■ **Short problem**
Going from the top of the data below, give again each line through the one containing "import * as", both ends kept.
>>>>
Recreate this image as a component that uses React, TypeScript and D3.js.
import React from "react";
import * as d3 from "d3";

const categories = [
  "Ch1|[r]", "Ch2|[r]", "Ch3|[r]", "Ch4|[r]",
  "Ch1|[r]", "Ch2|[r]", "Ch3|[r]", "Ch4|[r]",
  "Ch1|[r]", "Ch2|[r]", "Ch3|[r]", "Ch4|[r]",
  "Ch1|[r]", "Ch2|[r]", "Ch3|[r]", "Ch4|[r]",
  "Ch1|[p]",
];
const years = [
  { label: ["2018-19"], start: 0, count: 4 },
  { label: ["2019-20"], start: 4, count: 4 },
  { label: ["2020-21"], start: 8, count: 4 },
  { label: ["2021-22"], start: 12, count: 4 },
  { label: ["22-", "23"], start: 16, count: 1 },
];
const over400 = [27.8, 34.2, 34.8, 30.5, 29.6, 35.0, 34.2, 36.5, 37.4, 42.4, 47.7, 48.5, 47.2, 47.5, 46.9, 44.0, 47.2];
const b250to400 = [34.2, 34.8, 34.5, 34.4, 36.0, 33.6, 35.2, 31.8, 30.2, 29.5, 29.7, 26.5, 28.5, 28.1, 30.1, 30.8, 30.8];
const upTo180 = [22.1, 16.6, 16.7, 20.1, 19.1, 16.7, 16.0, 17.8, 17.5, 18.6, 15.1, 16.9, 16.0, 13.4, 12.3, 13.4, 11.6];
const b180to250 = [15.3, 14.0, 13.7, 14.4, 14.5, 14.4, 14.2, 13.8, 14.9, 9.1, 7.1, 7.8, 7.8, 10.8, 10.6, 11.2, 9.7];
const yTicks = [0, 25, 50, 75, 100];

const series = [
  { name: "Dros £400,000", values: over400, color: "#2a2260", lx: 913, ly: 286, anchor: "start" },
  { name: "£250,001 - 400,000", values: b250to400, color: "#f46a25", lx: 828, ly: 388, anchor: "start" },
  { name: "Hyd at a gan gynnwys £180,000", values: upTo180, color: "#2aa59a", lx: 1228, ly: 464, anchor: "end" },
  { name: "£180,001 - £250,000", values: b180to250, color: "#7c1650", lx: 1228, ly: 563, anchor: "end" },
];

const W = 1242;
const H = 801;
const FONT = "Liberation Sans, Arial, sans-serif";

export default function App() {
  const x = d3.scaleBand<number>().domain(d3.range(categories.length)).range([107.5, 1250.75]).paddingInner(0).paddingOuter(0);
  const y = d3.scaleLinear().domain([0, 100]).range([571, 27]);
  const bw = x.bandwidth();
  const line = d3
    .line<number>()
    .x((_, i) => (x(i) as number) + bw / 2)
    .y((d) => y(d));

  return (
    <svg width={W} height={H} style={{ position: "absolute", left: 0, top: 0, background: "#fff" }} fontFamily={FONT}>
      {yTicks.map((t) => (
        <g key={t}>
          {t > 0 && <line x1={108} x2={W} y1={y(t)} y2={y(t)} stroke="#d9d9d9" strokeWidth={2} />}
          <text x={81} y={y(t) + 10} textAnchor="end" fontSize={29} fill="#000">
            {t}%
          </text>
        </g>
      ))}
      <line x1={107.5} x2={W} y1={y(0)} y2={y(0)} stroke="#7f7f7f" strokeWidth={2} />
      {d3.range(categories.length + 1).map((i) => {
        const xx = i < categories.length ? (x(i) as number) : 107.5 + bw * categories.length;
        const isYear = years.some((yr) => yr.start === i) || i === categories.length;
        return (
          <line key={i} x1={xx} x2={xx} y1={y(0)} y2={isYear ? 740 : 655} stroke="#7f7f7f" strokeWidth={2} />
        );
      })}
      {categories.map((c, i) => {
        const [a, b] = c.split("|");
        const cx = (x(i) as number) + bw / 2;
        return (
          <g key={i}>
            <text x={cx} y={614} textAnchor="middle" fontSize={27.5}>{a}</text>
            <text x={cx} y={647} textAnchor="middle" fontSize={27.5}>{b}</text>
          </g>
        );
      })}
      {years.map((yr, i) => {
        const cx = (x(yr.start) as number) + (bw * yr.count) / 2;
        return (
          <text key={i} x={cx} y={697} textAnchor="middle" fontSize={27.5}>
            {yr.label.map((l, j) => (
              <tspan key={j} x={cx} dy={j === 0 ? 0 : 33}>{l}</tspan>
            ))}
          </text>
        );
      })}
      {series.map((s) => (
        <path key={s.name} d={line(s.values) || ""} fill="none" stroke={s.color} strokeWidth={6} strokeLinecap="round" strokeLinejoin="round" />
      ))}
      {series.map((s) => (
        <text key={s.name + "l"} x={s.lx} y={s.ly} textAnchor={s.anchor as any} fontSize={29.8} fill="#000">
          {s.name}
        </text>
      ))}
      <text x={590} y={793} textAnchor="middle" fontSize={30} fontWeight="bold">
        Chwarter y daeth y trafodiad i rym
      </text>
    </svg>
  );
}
<<<<
■ **Written response**
Recreate this image as a component that uses React, TypeScript and D3.js.
import React from "react";
import * as d3 from "d3";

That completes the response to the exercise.